Source data:
- - -

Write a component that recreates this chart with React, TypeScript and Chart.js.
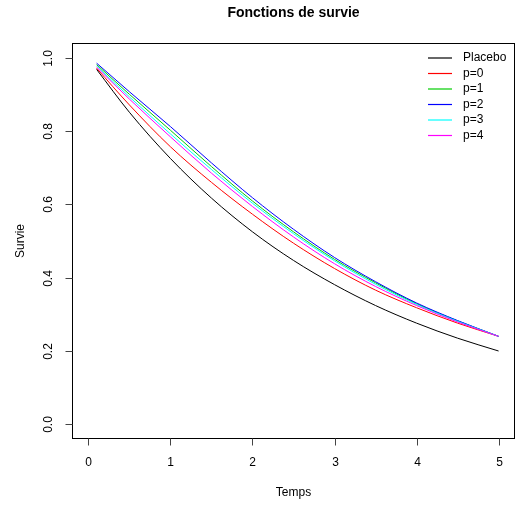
import React, { useEffect, useRef } from "react";
import { Chart, registerables } from "chart.js";

Chart.register(...registerables);

const TIMES = [0.1, 0.5, 1, 1.5, 2, 2.5, 3, 3.5, 4, 4.5, 5];
const PLACEBO = [0.968, 0.851, 0.725, 0.617, 0.525, 0.447, 0.381, 0.324, 0.276, 0.235, 0.2];
const P0 = [0.971, 0.871, 0.757, 0.66, 0.573, 0.494, 0.425, 0.366, 0.318, 0.276, 0.24];
const P1 = [0.981, 0.9, 0.802, 0.703, 0.609, 0.525, 0.45, 0.386, 0.329, 0.282, 0.24];
const P2 = [0.985, 0.907, 0.812, 0.713, 0.618, 0.532, 0.455, 0.389, 0.331, 0.283, 0.24];
const P3 = [0.977, 0.893, 0.792, 0.695, 0.603, 0.52, 0.446, 0.382, 0.327, 0.281, 0.24];
const P4 = [0.974, 0.887, 0.784, 0.685, 0.594, 0.511, 0.438, 0.376, 0.324, 0.279, 0.24];

const SERIES_NAMES = ["Placebo", "p=0", "p=1", "p=2", "p=3", "p=4"];
const SERIES_VALUES = [PLACEBO, P0, P1, P2, P3, P4];
const SERIES_COLORS = ["#000000", "#FF0000", "#00CD00", "#0000FF", "#00FFFF", "#FF00FF"];

const X_TICKS = [0, 1, 2, 3, 4, 5];
const Y_TICKS = [0, 0.2, 0.4, 0.6, 0.8, 1.0];

const TITLE = "Fonctions de survie";
const X_LABEL = "Temps";
const Y_LABEL = "Survie";

const FONT = "'Liberation Sans', Arial, Helvetica, sans-serif";

const rAxesPlugin = {
  id: "rAxes",
  afterDraw(chart: any) {
    const ctx = chart.ctx;
    const { left, right, top, bottom } = chart.chartArea;
    const xs = chart.scales.x;
    const ys = chart.scales.y;
    ctx.save();
    // box
    ctx.strokeStyle = "#000";
    ctx.lineWidth = 1;
    ctx.strokeRect(Math.round(left) + 0.5, Math.round(top) + 0.5, Math.round(right - left) - 1, Math.round(bottom - top) - 1);
    const by = Math.round(bottom) - 0.5;
    const lx = Math.round(left) + 0.5;
    // x ticks
    ctx.fillStyle = "#000";
    ctx.font = `12px ${FONT}`;
    ctx.textAlign = "center";
    ctx.textBaseline = "middle";
    ctx.strokeStyle = "#444";
    X_TICKS.forEach((v) => {
      const px = Math.round(xs.getPixelForValue(v)) + 0.5;
      ctx.beginPath();
      ctx.moveTo(px, by);
      ctx.lineTo(px, by + 7);
      ctx.stroke();
      ctx.fillText(String(v), px, 463);
    });
    // y ticks
    Y_TICKS.forEach((v) => {
      const py = Math.round(ys.getPixelForValue(v)) + 0.5;
      ctx.beginPath();
      ctx.moveTo(lx, py);
      ctx.lineTo(lx - 7, py);
      ctx.stroke();
      ctx.save();
      ctx.translate(49, py);
      ctx.rotate(-Math.PI / 2);
      ctx.fillText(v.toFixed(1), 0, 0);
      ctx.restore();
    });
    // axis titles
    const cx = (left + right) / 2;
    const cy = (top + bottom) / 2;
    ctx.fillText(X_LABEL, cx, 493);
    ctx.save();
    ctx.translate(21, cy);
    ctx.rotate(-Math.PI / 2);
    ctx.fillText(Y_LABEL, 0, 0);
    ctx.restore();
    // main title
    ctx.font = `bold 14px ${FONT}`;
    ctx.fillText(TITLE, cx, 13);
    // legend
    ctx.font = `12px ${FONT}`;
    ctx.textAlign = "left";
    SERIES_NAMES.forEach((name, i) => {
      const y = 58 + i * 15.5;
      ctx.strokeStyle = SERIES_COLORS[i];
      ctx.lineWidth = 1.2;
      ctx.beginPath();
      ctx.moveTo(428, y);
      ctx.lineTo(452, y);
      ctx.stroke();
      ctx.fillStyle = "#000";
      ctx.fillText(name, 463, y);
    });
    ctx.restore();
  },
};

export default function App() {
  const ref = useRef<HTMLCanvasElement | null>(null);
  useEffect(() => {
    if (!ref.current) return;
    const datasets = SERIES_NAMES.map((name, i) => ({
      label: name,
      data: TIMES.map((t, j) => ({ x: t, y: SERIES_VALUES[i][j] })),
      borderColor: SERIES_COLORS[i],
      backgroundColor: SERIES_COLORS[i],
      borderWidth: 1,
      pointRadius: 0,
      fill: false,
      cubicInterpolationMode: "monotone" as const,
      order: SERIES_NAMES.length - i,
    }));
    const chart = new Chart(ref.current, {
      type: "line",
      data: { datasets },
      options: {
        responsive: false,
        animation: false,
        devicePixelRatio: 1,
        layout: { padding: { left: 72, top: 43, right: 1, bottom: 67 } },
        plugins: { legend: { display: false }, title: { display: false }, tooltip: { enabled: false } },
        scales: {
          x: { type: "linear", min: -0.2, max: 5.2, display: false },
          y: { type: "linear", min: -0.04, max: 1.04, display: false },
        },
      },
      plugins: [rAxesPlugin],
    });
    return () => chart.destroy();
  }, []);
  return (
    <canvas
      ref={ref}
      width={516}
      height={506}
      style={{ position: "absolute", left: 0, top: 0, width: 516, height: 506, background: "#fff" }}
    />
  );
}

- - -

To be done: Transcribe the material exactly, keeping every word and none of the pictures.

Solution to this task:
Write a component that recreates this chart with React, TypeScript and Chart.js.
import React, { useEffect, useRef } from "react";
import { Chart, registerables } from "chart.js";

Chart.register(...registerables);

const TIMES = [0.1, 0.5, 1, 1.5, 2, 2.5, 3, 3.5, 4, 4.5, 5];
const PLACEBO = [0.968, 0.851, 0.725, 0.617, 0.525, 0.447, 0.381, 0.324, 0.276, 0.235, 0.2];
const P0 = [0.971, 0.871, 0.757, 0.66, 0.573, 0.494, 0.425, 0.366, 0.318, 0.276, 0.24];
const P1 = [0.981, 0.9, 0.802, 0.703, 0.609, 0.525, 0.45, 0.386, 0.329, 0.282, 0.24];
const P2 = [0.985, 0.907, 0.812, 0.713, 0.618, 0.532, 0.455, 0.389, 0.331, 0.283, 0.24];
const P3 = [0.977, 0.893, 0.792, 0.695, 0.603, 0.52, 0.446, 0.382, 0.327, 0.281, 0.24];
const P4 = [0.974, 0.887, 0.784, 0.685, 0.594, 0.511, 0.438, 0.376, 0.324, 0.279, 0.24];

const SERIES_NAMES = ["Placebo", "p=0", "p=1", "p=2", "p=3", "p=4"];
const SERIES_VALUES = [PLACEBO, P0, P1, P2, P3, P4];
const SERIES_COLORS = ["#000000", "#FF0000", "#00CD00", "#0000FF", "#00FFFF", "#FF00FF"];

const X_TICKS = [0, 1, 2, 3, 4, 5];
const Y_TICKS = [0, 0.2, 0.4, 0.6, 0.8, 1.0];

const TITLE = "Fonctions de survie";
const X_LABEL = "Temps";
const Y_LABEL = "Survie";

const FONT = "'Liberation Sans', Arial, Helvetica, sans-serif";

const rAxesPlugin = {
  id: "rAxes",
  afterDraw(chart: any) {
    const ctx = chart.ctx;
    const { left, right, top, bottom } = chart.chartArea;
    const xs = chart.scales.x;
    const ys = chart.scales.y;
    ctx.save();
    // box
    ctx.strokeStyle = "#000";
    ctx.lineWidth = 1;
    ctx.strokeRect(Math.round(left) + 0.5, Math.round(top) + 0.5, Math.round(right - left) - 1, Math.round(bottom - top) - 1);
    const by = Math.round(bottom) - 0.5;
    const lx = Math.round(left) + 0.5;
    // x ticks
    ctx.fillStyle = "#000";
    ctx.font = `12px ${FONT}`;
    ctx.textAlign = "center";
    ctx.textBaseline = "middle";
    ctx.strokeStyle = "#444";
    X_TICKS.forEach((v) => {
      const px = Math.round(xs.getPixelForValue(v)) + 0.5;
      ctx.beginPath();
      ctx.moveTo(px, by);
      ctx.lineTo(px, by + 7);
      ctx.stroke();
      ctx.fillText(String(v), px, 463);
    });
    // y ticks
    Y_TICKS.forEach((v) => {
      const py = Math.round(ys.getPixelForValue(v)) + 0.5;
      ctx.beginPath();
      ctx.moveTo(lx, py);
      ctx.lineTo(lx - 7, py);
      ctx.stroke();
      ctx.save();
      ctx.translate(49, py);
      ctx.rotate(-Math.PI / 2);
      ctx.fillText(v.toFixed(1), 0, 0);
      ctx.restore();
    });
    // axis titles
    const cx = (left + right) / 2;
    const cy = (top + bottom) / 2;
    ctx.fillText(X_LABEL, cx, 493);
    ctx.save();
    ctx.translate(21, cy);
    ctx.rotate(-Math.PI / 2);
    ctx.fillText(Y_LABEL, 0, 0);
    ctx.restore();
    // main title
    ctx.font = `bold 14px ${FONT}`;
    ctx.fillText(TITLE, cx, 13);
    // legend
    ctx.font = `12px ${FONT}`;
    ctx.textAlign = "left";
    SERIES_NAMES.forEach((name, i) => {
      const y = 58 + i * 15.5;
      ctx.strokeStyle = SERIES_COLORS[i];
      ctx.lineWidth = 1.2;
      ctx.beginPath();
      ctx.moveTo(428, y);
      ctx.lineTo(452, y);
      ctx.stroke();
      ctx.fillStyle = "#000";
      ctx.fillText(name, 463, y);
    });
    ctx.restore();
  },
};

export default function App() {
  const ref = useRef<HTMLCanvasElement | null>(null);
  useEffect(() => {
    if (!ref.current) return;
    const datasets = SERIES_NAMES.map((name, i) => ({
      label: name,
      data: TIMES.map((t, j) => ({ x: t, y: SERIES_VALUES[i][j] })),
      borderColor: SERIES_COLORS[i],
      backgroundColor: SERIES_COLORS[i],
      borderWidth: 1,
      pointRadius: 0,
      fill: false,
      cubicInterpolationMode: "monotone" as const,
      order: SERIES_NAMES.length - i,
    }));
    const chart = new Chart(ref.current, {
      type: "line",
      data: { datasets },
      options: {
        responsive: false,
        animation: false,
        devicePixelRatio: 1,
        layout: { padding: { left: 72, top: 43, right: 1, bottom: 67 } },
        plugins: { legend: { display: false }, title: { display: false }, tooltip: { enabled: false } },
        scales: {
          x: { type: "linear", min: -0.2, max: 5.2, display: false },
          y: { type: "linear", min: -0.04, max: 1.04, display: false },
        },
      },
      plugins: [rAxesPlugin],
    });
    return () => chart.destroy();
  }, []);
  return (
    <canvas
      ref={ref}
      width={516}
      height={506}
      style={{ position: "absolute", left: 0, top: 0, width: 516, height: 506, background: "#fff" }}
    />
  );
}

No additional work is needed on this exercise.